What if Your Dog Has No Interest in Fetch?

Fetch is a great form of exercise and mental stimulation for dogs, so that’s why most dog parents are so determined to teach it to their dogs.  Yet, some dogs might not be motivated to play fetch no matter how hard you try. Dogs that suffer from dog anxiety or timid dogs  are often less likely to enjoy this outgoing game.

Puppy laying on floor with red ball in front of him

You can still get your dog to exercise without playing fetch. What’s important is that they get plenty of playtime with you, regardless of the toy they use. The best way to help your dog be active is to find the toy they like most. So, choose a variety of four or five toys and take them in an enclosed area with your dog. 

The goal is to get your dog excited with at least one of these toys. Start playing with the toys one at a time. Act really excited when you play with your dog to help them associate these toys with something fun.

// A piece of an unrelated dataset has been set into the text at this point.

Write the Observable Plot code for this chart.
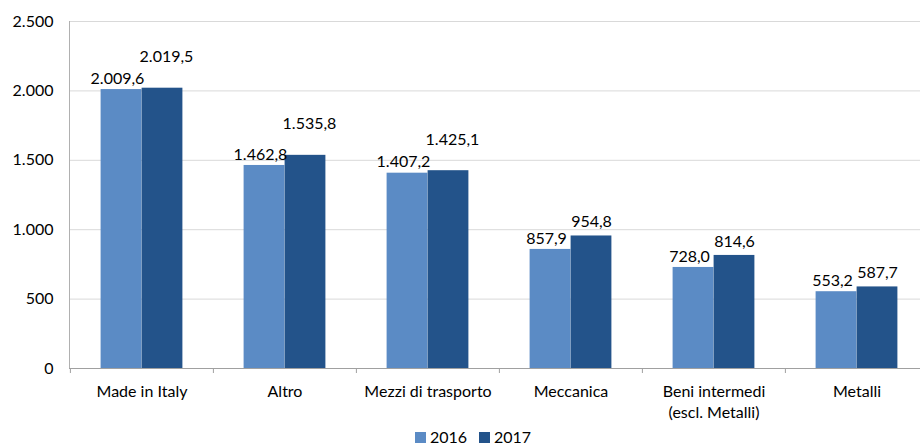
<!DOCTYPE html>
<html>
<head>
<meta charset="utf-8">
<script src="https://cdn.jsdelivr.net/npm/d3@7"></script>
<script src="https://cdn.jsdelivr.net/npm/@observablehq/plot@0.6"></script>
<style>
  body { margin: 0; background: #fff; font-family: Lato, "Open Sans", sans-serif; }
  #wrap { width: 920px; height: 445px; position: relative; overflow: hidden; }
  #legend { position: absolute; top: 429px; left: 0; width: 920px; height: 16px; display: flex; justify-content: center; align-items: center; font-size: 16px; color: #000; line-height: 16px; padding-left: 26px; box-sizing: border-box; }
  .sw { display: inline-block; width: 11px; height: 11px; margin-right: 4px; }
  .item { display: flex; align-items: center; margin: 0 6px; }
</style>
</head>
<body>
<div id="wrap"><div id="chart"></div><div id="legend"></div></div>
<script>
const categories = ["Made in Italy", "Altro", "Mezzi di trasporto", "Meccanica", "Beni intermedi\n(escl. Metalli)", "Metalli"];
const years = ["2016", "2017"];
const values2016 = [2009.6, 1462.8, 1407.2, 857.9, 728.0, 553.2];
const values2017 = [2019.5, 1535.8, 1425.1, 954.8, 814.6, 587.7];
const yTicks = [0, 500, 1000, 1500, 2000, 2500];
const colors = ["#5b8bc5", "#23538a"];

const it = d3.formatLocale({decimal: ",", thousands: ".", grouping: [3], currency: ["€", ""]});
const fmtVal = it.format(",.1f");
const fmtTick = it.format(",d");

const d2016 = categories.map((c, i) => ({category: c, year: "2016", value: values2016[i]}));
const d2017 = categories.map((c, i) => ({category: c, year: "2017", value: values2017[i]}));

const W = 920, H = 428, mL = 69, mR = 0, mT = 21, mB = 60;
const xRange = [69.4, 928.6];
const bw = (xRange[1] - xRange[0]) / categories.length;
const barW = 41;
const font = "Lato, 'Open Sans', sans-serif";

const chart = Plot.plot({
  width: W, height: H,
  marginLeft: mL, marginRight: mR, marginTop: mT, marginBottom: mB,
  style: {fontFamily: font, fontSize: "16px", color: "#000", background: "#fff"},
  x: {domain: categories, padding: 0, range: xRange, label: null},
  y: {domain: [0, 2500], label: null},
  marks: [
    Plot.gridY(yTicks, {stroke: "#d9d9d9", strokeOpacity: 1}),
    Plot.frame({anchor: "left", stroke: "#b0b0b0"}),
    Plot.barY(d2016, {x: "category", y: "value", fill: colors[0], insetLeft: bw / 2 - barW, insetRight: bw / 2}),
    Plot.barY(d2017, {x: "category", y: "value", fill: colors[1], insetLeft: bw / 2, insetRight: bw / 2 - barW}),
    Plot.ruleY([0], {stroke: "#a0a0a0"}),
    Plot.ruleX(categories, {x: d => d, y1: 0, y2: 0, insetBottom: -5, dx: -bw / 2, stroke: "#a0a0a0"}),
    Plot.text(d2016, {x: "category", y: "value", text: d => fmtVal(d.value), dx: -barW / 2 - 4, dy: -11, fontSize: 16, fill: "#000"}),
    Plot.text(d2017.filter(d => d.value < 1000), {x: "category", y: "value", text: d => fmtVal(d.value), dx: barW / 2, dy: -14, fontSize: 16, fill: "#000"}),
    Plot.text(d2017.filter(d => d.value >= 1000), {x: "category", y: "value", text: d => fmtVal(d.value), dx: barW / 2 + 4, dy: -31, fontSize: 16, fill: "#000"}),
    Plot.axisY(yTicks, {tickSize: 0, tickPadding: 16, tickFormat: fmtTick, fontSize: 16, label: null}),
    Plot.axisX({tickSize: 0, tickPadding: 13, lineHeight: 1.35, fontSize: 16, label: null})
  ]
});
document.getElementById("chart").appendChild(chart);

const legend = document.getElementById("legend");
years.forEach((y, i) => {
  const el = document.createElement("span");
  el.className = "item";
  el.innerHTML = `<span class="sw" style="background:${colors[i]}"></span>${y}`;
  legend.appendChild(el);
});
</script>
</body>
</html>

If your dog shows interest in one of the toys, take off running with it. 

Ideally, your dog should chase you in an attempt to get the toy back. This will give them exercise just like playing fetch would. Plus, it will help you meet your exercise goals for the day too. 

When your dog gets really excited playing with that one toy, you can take off and play with another toy instead. Odds are, they’ll chase after you in an attempt to get the new toy too. Keep repeating these actions until you feel your dog has gotten plenty of playtime. 

Doing this a couple times a week is a great way to keep your pup in shape. Just remember to always act as excited as possible when playing. If your dog has a different way that they prefer to play though, that’s great too as long as they’re running around.

Final Thoughts

For some dog parents, learning how to teach your puppy to play fetch might be a breeze. But all puppies learn things at different paces. So, take your time and don’t stress if your puppy needs a bit more time. The best way to teach this skill is to keep training sessions short so your pup doesn’t lose interest.

To better help your puppy learn, make sure that your commands are loud and clear. Adding gestures to your commands can help your dog understand you as well. With plenty of consistency and patience, your dog will be the star of playing fetch in no time. The more skills you teach your puppy, the more behaved they will likely be.